Naomi Lim of the Washington Examiner documents President Biden’s problems with younger voters.

Younger people have become disenchanted with President Joe Biden, the septuagenarian rapidly losing support with the demographic that was wary of him during the 2020 Democratic primary.

On average, fewer than 3 in 10 adults under the age of 30 approve of Biden’s job performance as president, and a majority disapproves, according to online polling conducted by the Economist and YouGov. Biden’s net negative 21 approval rating with the demographic is his worst among any age group, the organizations found. On top of that, Biden has a net negative 17 rating among people aged between 30 and 44.

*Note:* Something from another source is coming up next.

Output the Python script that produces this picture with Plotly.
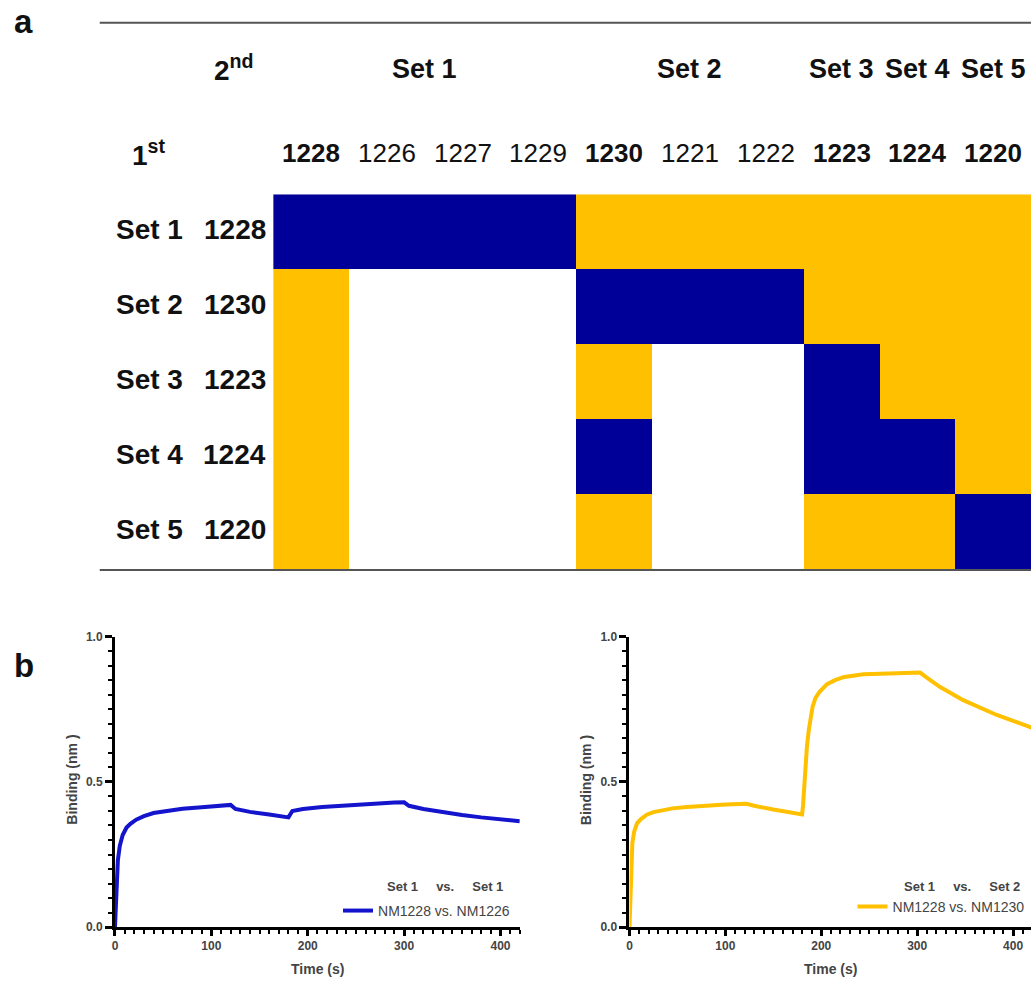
import plotly.graph_objects as go

# ---- panel a: competition matrix ----
col_ids = ["1228", "1226", "1227", "1229", "1230", "1221", "1222", "1223", "1224", "1220"]
col_is_rep = [True, False, False, False, True, False, False, True, True, True]
col_sets = ["Set 1", "Set 1", "Set 1", "Set 1", "Set 2", "Set 2", "Set 2", "Set 3", "Set 4", "Set 5"]

row_ids = ["1228", "1230", "1223", "1224", "1220"]
row_sets = ["Set 1", "Set 2", "Set 3", "Set 4", "Set 5"]

# 2 = competes (same epitope), 1 = non-competing, None = not tested
matrix = [
    [2, 2, 2, 2, 1, 1, 1, 1, 1, 1],
    [1, None, None, None, 2, 2, 2, 1, 1, 1],
    [1, None, None, None, 1, None, None, 2, 1, 1],
    [1, None, None, None, 2, None, None, 2, 2, 1],
    [1, None, None, None, 1, None, None, 1, 1, 2],
]

# ---- panel b: binding sensorgrams ----
t_blue = [0, 1, 2, 3, 5, 8, 12, 16, 22, 30, 40, 55, 70, 90, 110, 120, 125, 140, 160, 178,
          180, 184, 195, 215, 240, 265, 290, 300, 305, 320, 340, 360, 380, 400, 420]
v_blue = [0.0, 0.10, 0.18, 0.23, 0.28, 0.317, 0.343, 0.356, 0.370, 0.382, 0.393, 0.402, 0.408,
          0.413, 0.418, 0.421, 0.407, 0.397, 0.388, 0.379, 0.378, 0.400, 0.407, 0.414, 0.420,
          0.425, 0.429, 0.430, 0.418, 0.407, 0.396, 0.386, 0.378, 0.371, 0.365]

t_yellow = [0, 1, 2, 3, 5, 8, 12, 18, 25, 35, 45, 60, 80, 100, 122, 130, 150, 170, 180, 181,
            182, 183.5, 185, 187, 189, 191, 194, 198, 206, 215, 224, 244, 279, 303, 310, 315,
            324, 348, 383, 420]
v_yellow = [0.0, 0.14, 0.24, 0.29, 0.33, 0.358, 0.372, 0.387, 0.396, 0.404, 0.409, 0.414,
            0.419, 0.422, 0.425, 0.418, 0.405, 0.393, 0.388, 0.42, 0.47, 0.56, 0.62, 0.68, 0.73,
            0.76, 0.79, 0.81, 0.837, 0.852, 0.862, 0.871, 0.875, 0.877, 0.86, 0.848, 0.827,
            0.782, 0.731, 0.687]

pair_blue = ("Set 1", "Set 1", "NM1228 vs. NM1226")
pair_yellow = ("Set 1", "Set 2", "NM1228 vs. NM1230")

BLUE_CELL = "#000099"
YELLOW = "#FFC000"
BLUE_LINE = "#1414CC"
TXT = "#111111"
GREY = "#444444"

W, H = 1031, 985


def px(x):
    return x / W


def py(y):
    return 1 - y / H


SANS = "Liberation Sans, Arial, sans-serif"

fig = go.Figure()

fig.add_trace(go.Heatmap(
    z=matrix, x=list(range(len(col_ids))), y=list(range(len(row_ids))),
    colorscale=[[0, YELLOW], [0.5, YELLOW], [0.5, BLUE_CELL], [1, BLUE_CELL]],
    zmin=1, zmax=2, showscale=False, hoverinfo="skip",
    xaxis="x", yaxis="y",
))

fig.add_trace(go.Scatter(
    x=t_blue, y=v_blue, mode="lines", name=pair_blue[2],
    line=dict(color=BLUE_LINE, width=4), xaxis="x2", yaxis="y2", legend="legend",
))
fig.add_trace(go.Scatter(
    x=t_yellow, y=v_yellow, mode="lines", name=pair_yellow[2],
    line=dict(color=YELLOW, width=4), xaxis="x3", yaxis="y3", legend="legend2",
))

ann = []

# column headers
for i, (cid, rep) in enumerate(zip(col_ids, col_is_rep)):
    ann.append(dict(
        x=i, xref="x", y=py(148), yref="paper", showarrow=False,
        text=f"<b>{cid}</b>" if rep else cid,
        font=dict(family=SANS, size=26, color=TXT),
        xanchor="center", yanchor="middle",
    ))

# set group headers over the columns
groups = []
for i, s in enumerate(col_sets):
    if groups and groups[-1][0] == s:
        groups[-1][2] = i
    else:
        groups.append([s, i, i])
for s, a, b in groups:
    ann.append(dict(
        x=(a + b) / 2, xref="x", y=py(63), yref="paper", showarrow=False,
        text=f"<b>{s}</b>", font=dict(family=SANS, size=27, color=TXT),
        xanchor="center", yanchor="middle",
    ))

# row headers
for j, (rid, rs) in enumerate(zip(row_ids, row_sets)):
    ann.append(dict(
        x=px(266), xref="paper", y=j, yref="y", yshift=2, showarrow=False,
        text=f"<b>{rid}</b>", font=dict(family=SANS, size=28, color=TXT),
        xanchor="right", yanchor="middle",
    ))
    ann.append(dict(
        x=px(111), xref="paper", y=j, yref="y", yshift=2, showarrow=False,
        text=f"<b>{rs}</b>", font=dict(family=SANS, size=28, color=TXT),
        xanchor="left", yanchor="middle",
    ))

ann.append(dict(x=px(232), xref="paper", y=py(62), yref="paper", showarrow=False,
                text="<b>2<sup>nd</sup></b>", font=dict(family=SANS, size=28, color=TXT),
                xanchor="center", yanchor="middle"))
ann.append(dict(x=px(146), xref="paper", y=py(148), yref="paper", showarrow=False,
                text="<b>1<sup>st</sup></b>", font=dict(family=SANS, size=28, color=TXT),
                xanchor="center", yanchor="middle"))

# panel letters
ann.append(dict(x=px(9), xref="paper", y=py(15), yref="paper", showarrow=False,
                text="<b>a</b>", font=dict(family=SANS, size=33, color=TXT),
                xanchor="left", yanchor="middle"))
ann.append(dict(x=px(9), xref="paper", y=py(668), yref="paper", showarrow=False,
                text="<b>b</b>", font=dict(family=SANS, size=33, color=TXT),
                xanchor="left", yanchor="middle"))

# sensorgram axis titles and pair headers
for xa, ytitle_x, pair, head_right in (("x2", 69, pair_blue, 503), ("x3", 585, pair_yellow, 1022)):
    ann.append(dict(x=px(ytitle_x), xref="paper", y=py(784), yref="paper", showarrow=False,
                    text="<b>Binding (nm )</b>", textangle=-90,
                    font=dict(family=SANS, size=14, color=GREY),
                    xanchor="center", yanchor="middle"))
    ann.append(dict(x=0.5, xref=f"{xa} domain", y=py(976), yref="paper", showarrow=False,
                    text="<b>Time (s)</b>", font=dict(family=SANS, size=14, color=GREY),
                    xanchor="center", yanchor="middle"))
    sp = "\u00a0" * 5
    ann.append(dict(x=px(head_right), xref="paper", y=py(892), yref="paper", showarrow=False,
                    text=f"<b>{pair[0]}{sp}vs.{sp}{pair[1]}</b>",
                    font=dict(family=SANS, size=13, color=GREY),
                    xanchor="right", yanchor="middle"))

fig.update_layout(annotations=ann)

# rules above and below the matrix
for yline in (16, 571):
    fig.add_shape(type="line", xref="paper", yref="paper",
                  x0=px(97), x1=1, y0=py(yline), y1=py(yline),
                  line=dict(color="#555555", width=2))

fig.update_layout(
    width=W, height=H, margin=dict(l=0, r=0, t=0, b=0),
    paper_bgcolor="white", plot_bgcolor="white",
    xaxis=dict(domain=[px(271), 1.0], range=[-0.5, 9.5], visible=False, anchor="y"),
    yaxis=dict(domain=[py(570), py(190)], range=[4.5, -0.5], visible=False, anchor="x"),
)

tickfont = dict(family=SANS, size=12, color=GREY, weight="bold")
for xa, ya, x0, x1 in (("xaxis2", "yaxis2", 112.3, 518.3), ("xaxis3", "yaxis3", 628.3, 1031)):
    xname = "x" + xa[-1]
    yname = "y" + ya[-1]
    fig.update_layout({
        xa: dict(domain=[px(x0), px(x1)], range=[0, 420 if x1 < 1000 else 418.7],
                 anchor=yname, showline=True, linewidth=3, linecolor="black",
                 ticks="outside", ticklen=6, tickwidth=3, tickcolor="black",
                 dtick=100, tick0=0, showgrid=False, zeroline=False, tickfont=tickfont,
                 minor=dict(ticks="outside", ticklen=4, tickwidth=2, tickcolor="black",
                            dtick=10, showgrid=False)),
        ya: dict(domain=[py(933.3), py(639)], range=[0, 1], anchor=xname,
                 showline=True, linewidth=3, linecolor="black",
                 ticks="outside", ticklen=7, tickwidth=3, tickcolor="black",
                 dtick=0.5, tick0=0, tickformat=".1f", showgrid=False, zeroline=False,
                 tickfont=tickfont,
                 minor=dict(ticks="outside", ticklen=4, tickwidth=2, tickcolor="black",
                            dtick=0.05, showgrid=False)),
    })

legend_font = dict(family=SANS, size=14, color=GREY)
fig.update_layout(
    legend=dict(x=px(336), y=py(917), xanchor="left", yanchor="middle",
                bgcolor="rgba(0,0,0,0)", font=legend_font, itemwidth=30,
                tracegroupgap=0),
    legend2=dict(x=px(852), y=py(913), xanchor="left", yanchor="middle",
                 bgcolor="rgba(0,0,0,0)", font=legend_font, itemwidth=30,
                 tracegroupgap=0),
    showlegend=True,
)

fig.write_html("out.html")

The Economist-YouGov findings suggest Biden’s popularity is dropping fastest with younger people, who earlier this year rewarded him with a net 32 approval rating. Biden currently has a negative 5 rating among adults aged 45 to 64, and a negative 8 with those 65 and older.

The Economist-YouGov polling is not an outlier, aligning with Quinnipiac University data. In Quinnipiac’s first national survey of Biden’s presidency in February, 18- to 34-year-olds gave him a net 12 approval rating while he scored a net 15 rating from 35- to 49-year-olds. That plummeted to a net negative 10 among the former and a negative 21 with the latter last month.

And the numbers should concern Democrats before next year’s midterm elections, as they bode poorly for 2022 turnout, a cycle in which the party will try to defend its slim congressional majorities against a historical trend that indicates it will shed seats.

The Economist-YouGov findings regarding Biden and younger people could be “noise,” according to pollster Charles Franklin. That is because Biden’s approval rating among adults younger than 30 was steady for three weeks before “unlikely” decreasing 8 points to 27%, his overall rating increased, and the age group was a small subset, so there is a higher margin of error.